JR: Il s’agit d’une question préoccupante. Je crois que nombre de peuples indigènes ne savent rien de ce Synode, pour des motifs concrets: de nombreuses communautés sont éloignées des centres urbains, raison pour laquelle elle ne disposent pas d’un accès à l’information.
Les prêtres et les missionnaires doivent se transformer en transmetteurs de la nouvelle. Ils doivent impliquer les communautés pour qu’elles participent intensément à cette démarche. Il est important que les responsables indigènes, les ministres extraordinaires de l’Eucharistie, de la Parole, les professeurs, les religieux, les religieuses et les prêtres indigènes participent et promeuvent des événements dans lesquels des thèmes à prendre en compte durant le Synode sont discutés.

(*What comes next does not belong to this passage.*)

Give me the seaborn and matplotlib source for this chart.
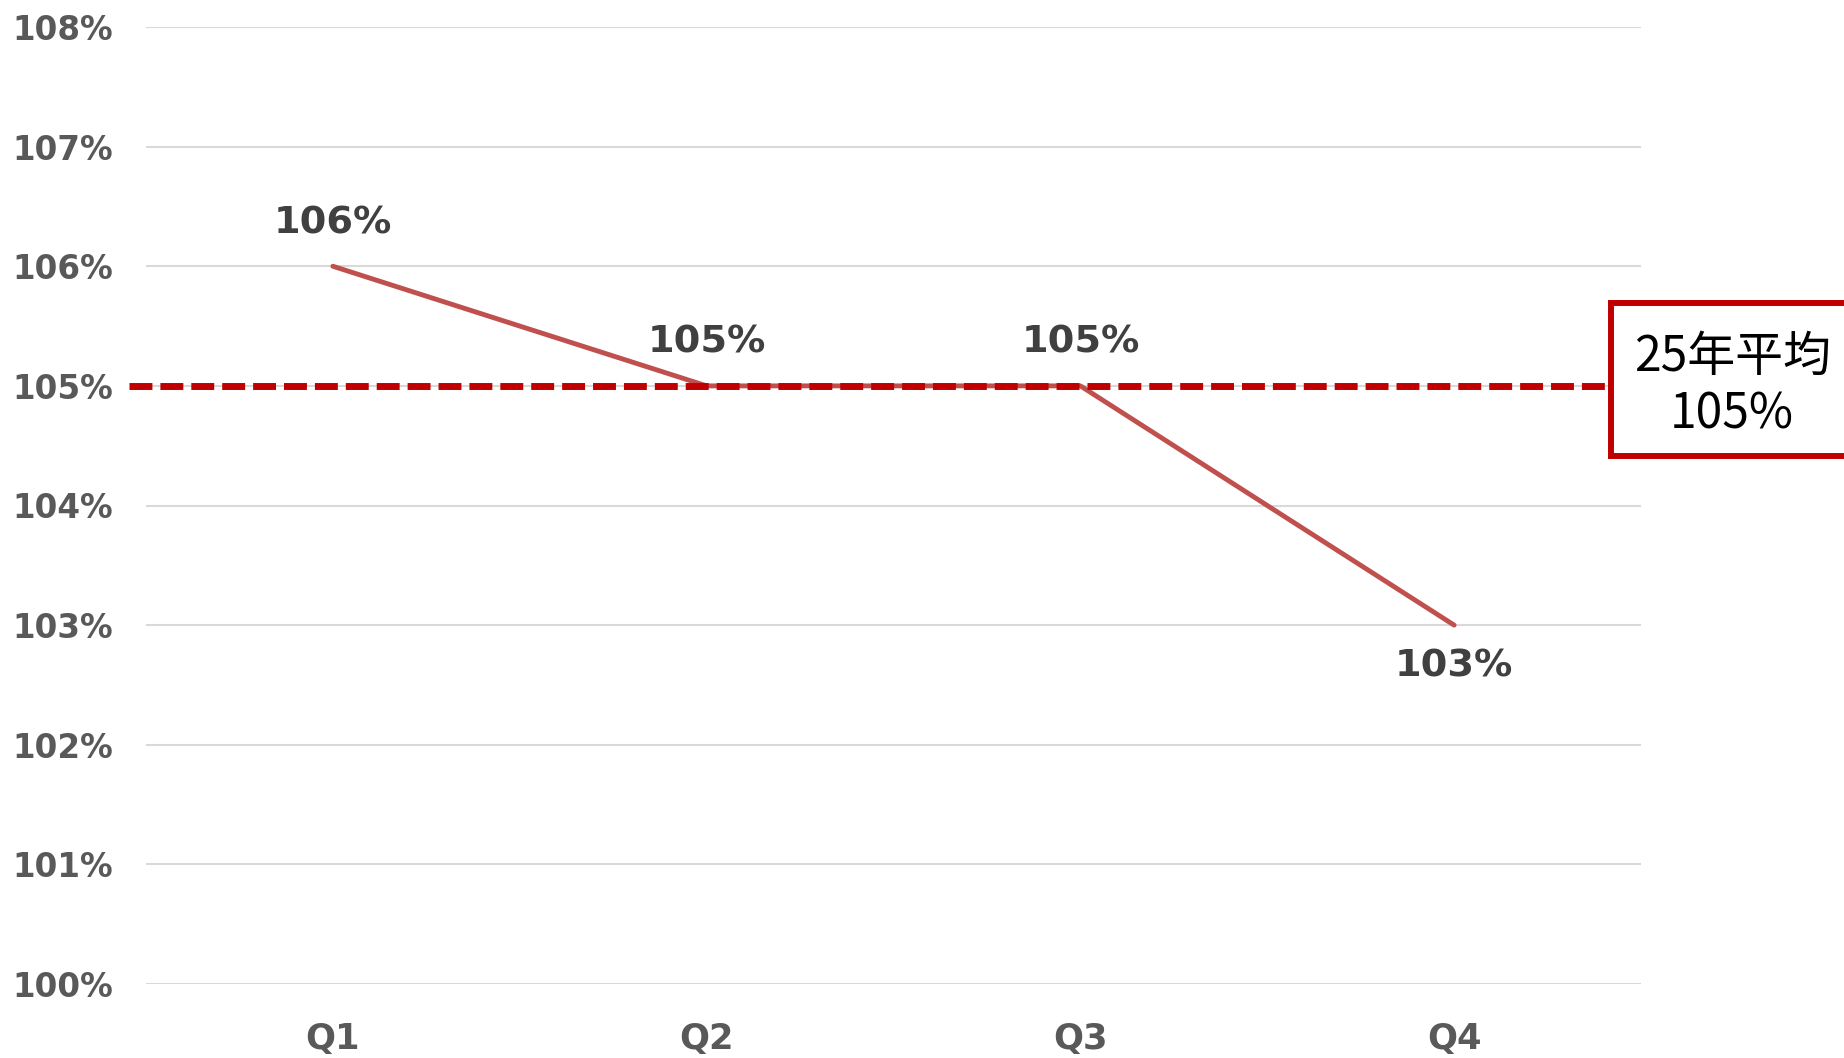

Je ne sais pas combien de prêtres indigènes nous sommes dans la région pan-amazonienne, mais j’espère que les évêques des diocèses comprenant des peuples indigènes constitueront les interlocuteurs principaux.
Que représente pour vous cette décision du pape?
JR: Cela signifie que l’Eglise franchit un pas important, au niveau religieux, politique, éthique et moral pour la défense de la biodiversité, de la biomasse, des forêts, des montagnes, des lacs, des êtres vivants et de la diversité des peuples. Les peuples indigènes et le reste de la planète ont besoin de la continuité de la vie pour subsister. Si nous ne défendons pas la nature, elle se rebellera violemment contre les êtres humains. Pour nous, indigènes, notre vie repose sur les relations avec les êtres vivants et la nature. Nous sommes des modèles de personnes qui défendons cette vie. Nous la respectons sans la détruire, utilisant seulement ce qui est nécessaire de manière équilibrée. Quand l’ambition la détruit, les conséquences négatives touchent tout le monde. C’est pourquoi je crois que le Synode provoquera des débats importants dans différents pays de la région pan-amazonienne.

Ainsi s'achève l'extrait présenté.